Should I use Commit instead of Socket?

No. Use both. Socket detects malicious code after it's published — it's an active threat detector. Commit identifies structural exposure before any code changes — it's a risk map. They're complementary: Socket tells you "this version is compromised," Commit tells you "this package is the kind of thing that gets targeted."

OpenSSF Scorecard already measures repository security. What does Commit add?

Scorecard checks whether a project follows security practices — branch protection, signed commits, fuzzing. A project can score 9/10 on Scorecard and still have one person controlling the npm publish token for 100M weekly installs. Scorecard also requires a GitHub repo; it can't assess npm-only packages or walk your full transitive tree. Commit focuses specifically on credential concentration at scale.

Snyk already does dependency scanning. Why isn't that enough?

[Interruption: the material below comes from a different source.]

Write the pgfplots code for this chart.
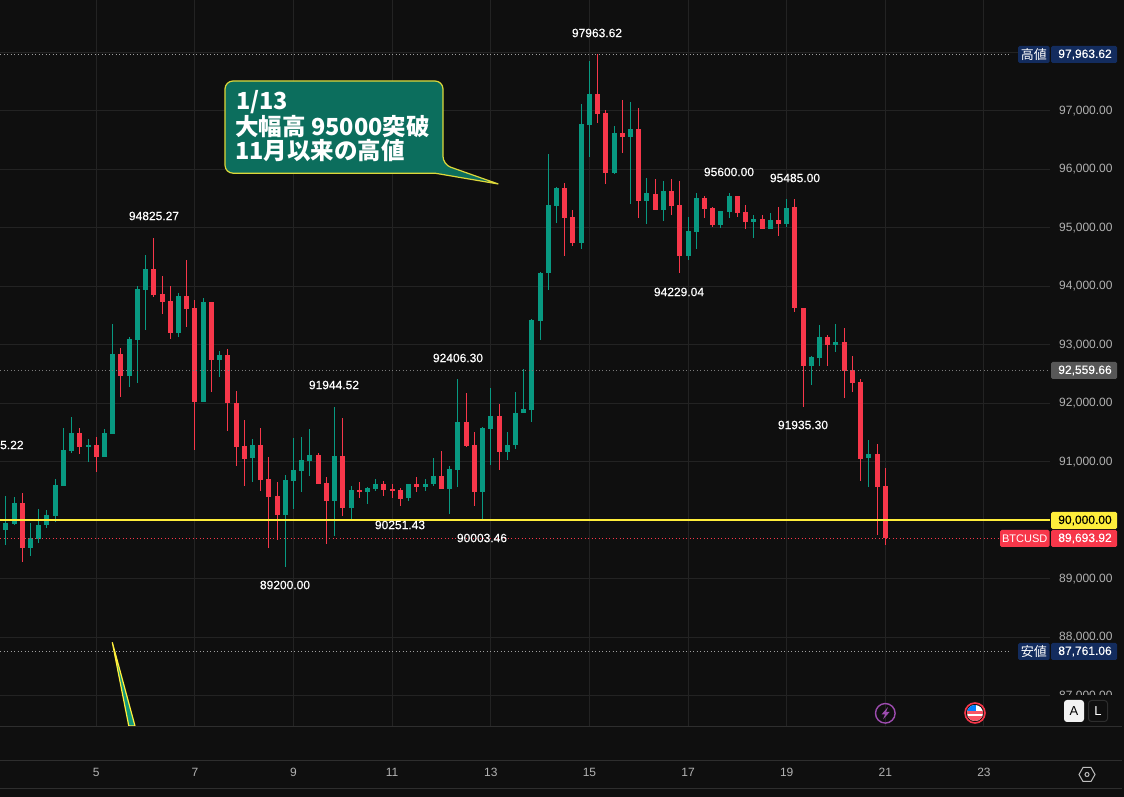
\documentclass[border=0pt]{standalone}
\usepackage{fontspec}
\usepackage{pgfplots}
\usepackage{pgfplotstable}
\pgfplotsset{compat=1.18}
\setmainfont{Liberation Sans}
\newfontfamily\semib[FakeBold=0.35]{Liberation Sans}
\newfontfamily\cjk{Noto Sans CJK JP}
\definecolor{bgc}{HTML}{0F0F0F}
\definecolor{gridc}{HTML}{232323}
\definecolor{sepc}{HTML}{2E2E2E}
\definecolor{upc}{HTML}{089981}
\definecolor{downc}{HTML}{F7374A}
\definecolor{ylw}{HTML}{FFEE3B}
\definecolor{tickc}{HTML}{B2B2B2}
\definecolor{navy}{HTML}{132C5E}
\definecolor{teal1}{HTML}{0C6E5D}
\definecolor{teal2}{HTML}{10987B}
\definecolor{calloutb}{HTML}{DDD83A}
% i high low bodytop bodybottom
\pgfplotstableread{
i high low top bot
0 90411 89572 89949 89829
1 90394 89914 90291 89932
3 89949 89384 89692 89521
4 90188 89606 89914 89675
5 90171 89863 90086 89914
6 90702 89966 90599 90068
7 91575 90582 91199 90582
8 91764 91147 91490 91182
10 91387 90993 91284 91250
12 91558 91079 91490 91079
13 93356 91473 92843 91473
15 93134 92277 93099 92466
16 94007 92346 93956 93082
17 94538 93254 94298 93939
21 93887 93134 93836 93202
24 93802 92021 93733 92021
26 92894 92449 92825 92740
30 91387 90651 91284 91062
34 90771 89200 90685 90086
35 91404 90188 90856 90668
36 91421 90479 91027 90839
37 91558 90753 91113 91010
40 91944.52 89726 91096 90325
42 90582 90010 90514 90205
44 90565 90274 90548 90479
45 90702 90497 90616 90531
49 90616 90325 90616 90377
51 90702 90497 90616 90565
52 91062 90582 90753 90616
54 90925 90103 90873 90531
55 92406.30 90565 91678 90856
58 91593 90003.46 91575 90479
59 92260 90942 91781 91558
61 91508 91029 91285 91166
62 92191 91217 91832 91285
63 92585 91832 91901 91832
64 93439 91679 93422 91884
65 94236 93074 94219 93399
66 96254 93929 95382 94219
67 95689 95074 95672 95365
70 97108 94630 96766 94732
71 97843 96202 97279 96749
74 96732 95912 96613 95929
76 97142 95399 96681 96544
78 95843 95057 95587 95450
80 95792 95108 95621 95296
83 95177 94442 94937 94510
84 95587 94630 95501 94920
87 95293 95002 95293 95053
88 95600 95173 95550 95276
91 95208 94831 95156 95105
93 95259 94985 95139 94985
95 95499 95019 95345 95070
98 92809 92313 92792 92638
99 93340 92638 93135 92775
101 93357 92878 93049 92998
105 91370 90565 91131 91062
}\upcandles
\pgfplotstableread{
i high low top bot
2 90462 89281 90291 89521
9 91575 91130 91490 91250
11 91421 90822 91284 91079
14 92945 92106 92843 92466
18 94825.27 93819 94298 93853
19 94178 93528 93870 93733
20 94007 93099 93750 93202
22 94452 93305 93836 93613
23 93767 91199 93630 92021
25 93733 92192 93733 92740
27 92928 91524 92825 92004
28 92209 90925 92004 91250
29 91712 90582 91267 91045
31 91575 90497 91284 90685
32 91079 89521 90702 90394
33 90651 89658 90411 90086
38 91147 90616 91113 90616
39 90736 89589 90634 90325
41 91747 90068 91096 90205
43 90651 90377 90514 90497
46 90668 90411 90616 90514
47 90616 90377 90531 90497
48 90548 90251.43 90514 90360
50 90736 90479 90616 90565
53 91182 90531 90753 90531
56 92175 91250 91678 91267
57 91507 90240 91284 90479
60 91986 90856 91781 91164
68 95758 94510 95672 95160
69 95296 94681 95177 94732
72 97963.62 96783 97279 96937
73 97006 95741 96954 95929
75 97177 96271 96613 96544
77 97040 95160 96681 95450
79 95826 95296 95570 95296
81 95826 95211 95621 95365
82 95792 94229.04 95382 94510
85 95536 95160 95501 95313
86 95362 95019 95345 95053
89 95550 95190 95550 95259
90 95396 94985 95276 95105
92 95225 94985 95156 94985
94 95345 94865 95139 95070
96 95485 93563 95345 93632
97 93632 91935.30 93632 92638
100 93169 92638 93135 92998
102 93289 92090 93049 92552
103 92809 92193 92570 92347
104 92415 90668 92364 91045
106 91302 89743 91131 90565
107 90891 89572 90582 89693.92
}\downcandles
\newcommand\wicks[2]{\addplot[draw=none,no markers,forget plot,error bars/.cd,y dir=both,y explicit,error mark=none,
  error bar style={draw=#2,line width=1pt}] table[x=i,y expr=(\thisrow{high}+\thisrow{low})/2,y error expr=(\thisrow{high}-\thisrow{low})/2] {#1};}
\newcommand\bodies[2]{\addplot[draw=none,no markers,forget plot,error bars/.cd,y dir=both,y explicit,error mark=none,
  error bar style={draw=#2,line width=5pt}] table[x=i,y expr=(\thisrow{top}+\thisrow{bot})/2,y error expr=(\thisrow{top}-\thisrow{bot})/2] {#1};}
\newcommand\pricebox[4]{% y, fill, text colour, text
  \fill[#2,rounded corners=1.5pt] (1051,#1-8.5) rectangle (1117,#1+8.5);
  \node[text=#3,font=\semib\fontsize{12}{12}\selectfont,inner sep=0pt] at (1085,#1) {#4};}
\newcommand\pricetag[5]{% y, left, fill, text
  \fill[#3,rounded corners=1.5pt] (#2,#1-8.5) rectangle (1049.5,#1+8.5);
  \node[text=white,font=\fontsize{#5}{12}\selectfont,inner sep=0pt] at ({(#2+1049.5)/2},#1) {#4};}
\newcommand\lab[3]{\node[text=white,font=\semib\fontsize{12}{12}\selectfont,inner sep=0pt] at (#1,#2) {#3};}
\begin{document}
\begin{tikzpicture}
\fill[bgc] (0,-71pt) rectangle (1124pt,726pt);
\useasboundingbox (0,-71pt) rectangle (1124pt,726pt);
\begin{axis}[
  at={(0,0)},anchor=south west,
  scale only axis,width=1050pt,height=726pt,
  xmin=-0.717,xmax=127.04,ymin=86482,ymax=98892,
  axis line style={draw=none},
  major tick length=0pt,
  tick style={draw=none},
  grid=major,grid style={color=gridc,line width=1pt},
  xtick={11,23,35,47,59,71,83,95,107,119},
  xticklabels={5,7,9,11,13,15,17,19,21,23},
  xticklabel style={text=tickc,font=\fontsize{12}{12}\selectfont,yshift=-39pt},
  ytick={87000,88000,89000,90000,91000,92000,93000,94000,95000,96000,97000},
  extra y ticks={98000},extra y tick labels={},
  extra tick style={grid=major},
  ytick pos=right,
  scaled y ticks=false,
  yticklabel style={text=tickc,font=\fontsize{12}{12}\selectfont,anchor=west,xshift=9pt,inner sep=0pt,
    /pgf/number format/.cd,fixed,fixed zerofill,precision=2,1000 sep={,},assume math mode=true},
]
\wicks{\upcandles}{upc}
\wicks{\downcandles}{downc}
\bodies{\upcandles}{upc}
\bodies{\downcandles}{downc}
\addplot[forget plot,color=white!60!bgc,line width=1pt,dash pattern=on 1pt off 2.5pt] coordinates {(-0.717,97963.62) (122.3,97963.62)};
\addplot[forget plot,color=white!60!bgc,line width=1pt,dash pattern=on 1pt off 2.5pt] coordinates {(-0.717,87761.06) (122.3,87761.06)};
\addplot[forget plot,color=white!45!bgc,line width=1pt,dash pattern=on 1pt off 2.5pt] coordinates {(-0.717,92559.66) (127.04,92559.66)};
\addplot[forget plot,color=downc,line width=1pt,dash pattern=on 1pt off 2.5pt] coordinates {(-0.717,89693.92) (122,89693.92)};
\addplot[forget plot,color=ylw,line width=2pt] coordinates {(-0.717,90000) (127.04,90000)};
\end{axis}
\begin{scope}[shift={(0,726pt)},x=1pt,y=-1pt]
  % cover the clipped tick label
  \fill[bgc] (1051,695) rectangle (1124,726);
  % panel separators
  \draw[sepc,line width=1pt] (0,726.5) -- (1122,726.5);
  \draw[sepc,line width=1pt] (0,760.3) -- (1122,760.3);
  \draw[sepc,line width=1pt] (0,788.3) -- (1122,788.3);
  % labels at extremes
  \lab{597}{33}{97963.62}
  \lab{154}{216}{94825.27}
  \lab{729}{172}{95600.00}
  \lab{795}{178}{95485.00}
  \lab{679}{292}{94229.04}
  \lab{458}{358}{92406.30}
  \lab{334}{385}{91944.52}
  \lab{803}{425}{91935.30}
  \lab{400}{525}{90251.43}
  \lab{482}{538}{90003.46}
  \lab{285}{585}{89200.00}
  \node[text=white,font=\semib\fontsize{12}{12}\selectfont,inner sep=0pt,anchor=west] at (0,445) {5.22};
  % price scale tags
  \pricetag{54.5}{1018}{navy}{{\cjk 高値}}{13}
  \pricebox{54.5}{navy}{white}{97,963.62}
  \pricebox{370.5}{white!30!bgc}{white}{92,559.66}
  \pricebox{520.5}{ylw}{black}{90,000.00}
  \pricetag{538.5}{1000}{downc}{BTCUSD}{11}
  \pricebox{538.5}{downc}{white}{89,693.92}
  \pricetag{651.5}{1018}{navy}{{\cjk 安値}}{13}
  \pricebox{651.5}{navy}{white}{87,761.06}
  % callout
  \draw[fill=teal1,draw=calloutb,line width=1.2pt,rounded corners=8pt]
    (225,81) -- (443,81) -- (443,164.5) [sharp corners] -- (498.3,184) -- (435,173.2) [rounded corners=8pt] -- (225,173.2) -- cycle;
  \node[anchor=west,inner sep=0pt,text=white,font=\cjk\bfseries\fontsize{23.5}{23.5}\selectfont] at (236,102) {1/13};
  \node[anchor=west,inner sep=0pt,text=white,font=\cjk\bfseries\fontsize{23.5}{23.5}\selectfont] at (235,126.5) {大幅高 95000突破};
  \node[anchor=west,inner sep=0pt,text=white,font=\cjk\bfseries\fontsize{23.5}{23.5}\selectfont] at (235,150.5) {11月以来の高値};
  % second callout, cut by the pane
  \draw[fill=teal2,draw=ylw,line width=1.2pt] (112.3,642.3) -- (128.8,726) -- (135,726) -- cycle;
  \draw[sepc,line width=1pt] (100,726.5) -- (150,726.5);
  % event icons
  \draw[color=purple!60!blue!70!white,line width=1.4pt] (885.3,713.3) circle[radius=9.8];
  \fill[color=purple!60!blue!70!white] (888,707) -- (881.5,714.5) -- (885,714.5) -- (883,719.5) -- (889.5,712) -- (886,712) -- cycle;
  \draw[downc,line width=1.6pt] (975,713) circle[radius=10];
  \begin{scope}
    \clip (975,713) circle[radius=8];
    \fill[white] (965,703) rectangle (985,723);
    \fill[downc!85!white] (965,711.5) rectangle (985,714);
    \fill[downc!85!white] (965,716.5) rectangle (985,723);
    \fill[blue!50!cyan] (965,703) rectangle (976,711.5);
  \end{scope}
  % A / L buttons
  \fill[white!95!black,rounded corners=3pt] (1064,700) rectangle (1084,722);
  \node[text=black,font=\fontsize{13}{13}\selectfont,inner sep=0pt] at (1074,711) {A};
  \draw[sepc,line width=1pt,rounded corners=3pt] (1088.5,700.5) rectangle (1107.5,721.5);
  \node[text=white,font=\fontsize{13}{13}\selectfont,inner sep=0pt] at (1098,711) {L};
  % settings icon
  \draw[white!75!black,line width=1pt] (1079,774.5) -- (1083,767.5) -- (1091,767.5) -- (1095,774.5) -- (1091,781.5) -- (1083,781.5) -- cycle;
  \draw[white!75!black,line width=1pt] (1087,774.5) circle[radius=2];
\end{scope}
\end{tikzpicture}
\end{document}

Snyk is excellent at finding known vulnerabilities — CVEs with published exploits. But supply chain attacks are not exploits of known CVEs. The axios attack in April 2026 had zero Snyk warnings beforehand. The attacker didn't exploit a CVE — they compromised a single maintainer's credentials. Snyk can't warn you about a vulnerability that doesn't exist yet. Commit flags the structural conditions that make that attack possible.

Is this just fear-mongering about solo maintainers?

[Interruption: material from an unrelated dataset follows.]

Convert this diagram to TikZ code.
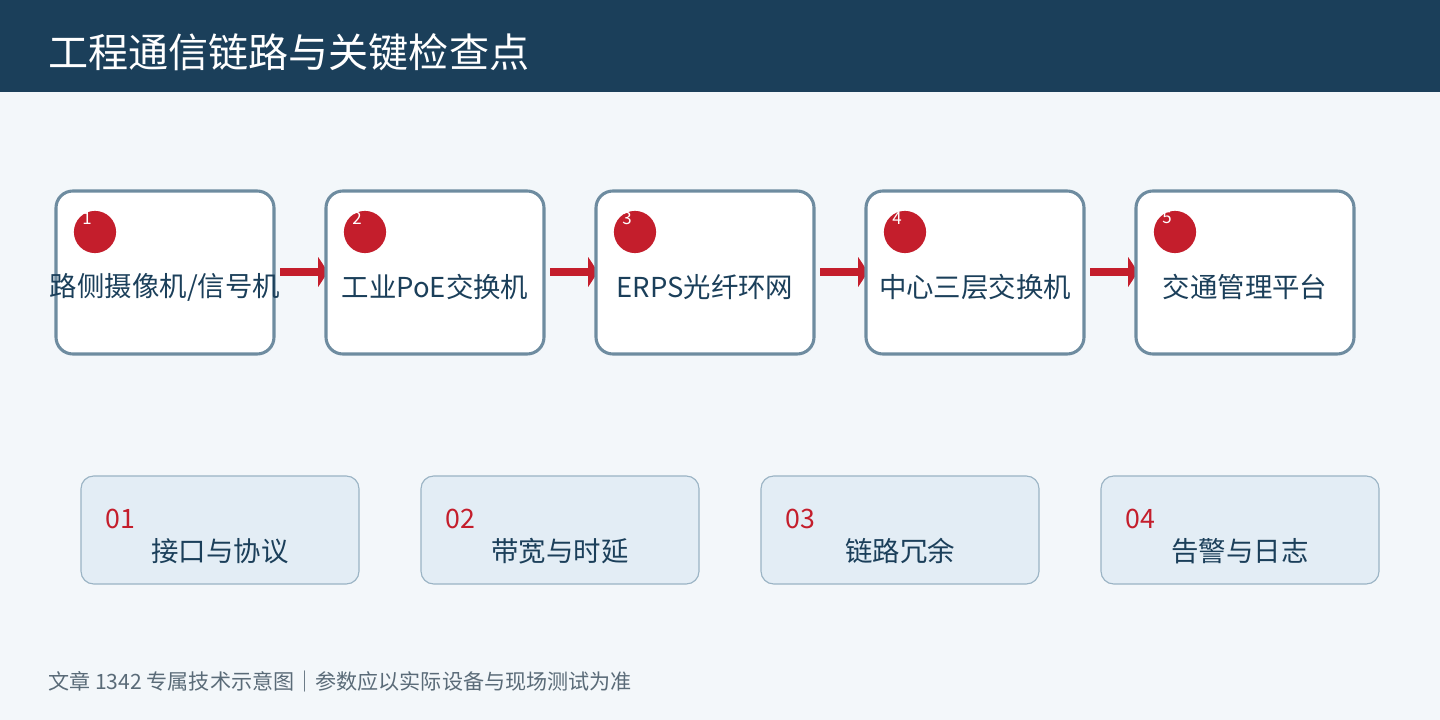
\documentclass[tikz,border=0pt]{standalone}
\usepackage{fontspec}
\setmainfont{Noto Sans CJK SC}
\usetikzlibrary{arrows.meta}
\definecolor{headblue}{HTML}{1B3F5A}
\definecolor{pagebg}{HTML}{F3F7FA}
\definecolor{stepline}{HTML}{6E8CA0}
\definecolor{stepred}{HTML}{C41E2C}
\definecolor{cardfill}{HTML}{E3EDF5}
\definecolor{cardline}{HTML}{9AB3C4}
\definecolor{footgray}{HTML}{5A6B78}
\begin{document}
\begin{tikzpicture}[x=0.025cm,y=-0.025cm]
	\tikzset{stepbox/.style = {draw=stepline, line width=2.2pt, fill=white, rounded corners=12pt}}
	\tikzset{dot/.style = {circle, fill=stepred, minimum size=30pt, inner sep=0pt}}
	\tikzset{num/.style = {text=white, font=\fontsize{12}{12}\selectfont, inner sep=0pt}}
	\tikzset{steptext/.style = {text=headblue, font=\fontsize{19.5}{19.5}\selectfont, inner sep=0pt}}
	\tikzset{card/.style = {draw=cardline, line width=0.8pt, fill=cardfill, rounded corners=9pt}}
	\tikzset{flow/.style = {draw=stepred, line width=6pt, -{Triangle[length=7pt,width=21pt]}}}

	\fill[pagebg] (0,0) rectangle (1440,720);
	\fill[headblue] (0,0) rectangle (1440,92);
	\node[anchor=west, text=white, font=\fontsize{28.5}{28.5}\selectfont, inner sep=0pt] (title) at (48,52) {工程通信链路与关键检查点};

	% arrows first, boxes cover the tips
	\foreach \i in {0,...,3} {
		\coordinate (F\i) at (280+270*\i,272);
		\coordinate (T\i) at (328+270*\i,272);
		\draw[flow] (F\i) -- (T\i);
	}

	\foreach \i/\txt in {0/{路侧摄像机/信号机},1/工业PoE交换机,2/ERPS光纤环网,3/中心三层交换机,4/交通管理平台} {
		\pgfmathtruncatemacro{\n}{\i+1}
		\draw[stepbox] (56+270*\i,191) rectangle (274+270*\i,354);
		\node[dot] (D\n) at (95+270*\i,232) {};
		\node[num] (N\n) at (87+270*\i,218) {\n};
		\node[steptext] (S\n) at (165+270*\i,287) {\txt};
	}

	\foreach \i/\txt in {0/接口与协议,1/带宽与时延,2/链路冗余,3/告警与日志} {
		\pgfmathtruncatemacro{\n}{\i+1}
		\draw[card] (81+340*\i,476) rectangle (359+340*\i,584);
		\node[anchor=west, text=stepred, font=\fontsize{19}{19}\selectfont, inner sep=0pt] (C\n) at (105+340*\i,519) {0\n};
		\node[steptext] (L\n) at (220+340*\i,551) {\txt};
	}

	\node[anchor=west, text=footgray, font=\fontsize{15}{15}\selectfont, inner sep=0pt] (foot) at (48,681) {文章 1342 专属技术示意图｜参数应以实际设备与现场测试为准};
\end{tikzpicture}
\end{document}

CRITICAL isn't a judgment on the maintainer or the code. chalk is excellent. esbuild is extraordinary. The flag means "one set of credentials controls infrastructure-level download volume with no organizational backup." That's a structural observation about the ecosystem, not the person. If anything, it's an argument that the ecosystem should be funding and backing these maintainers — not leaving them as single points of failure for billions of installs.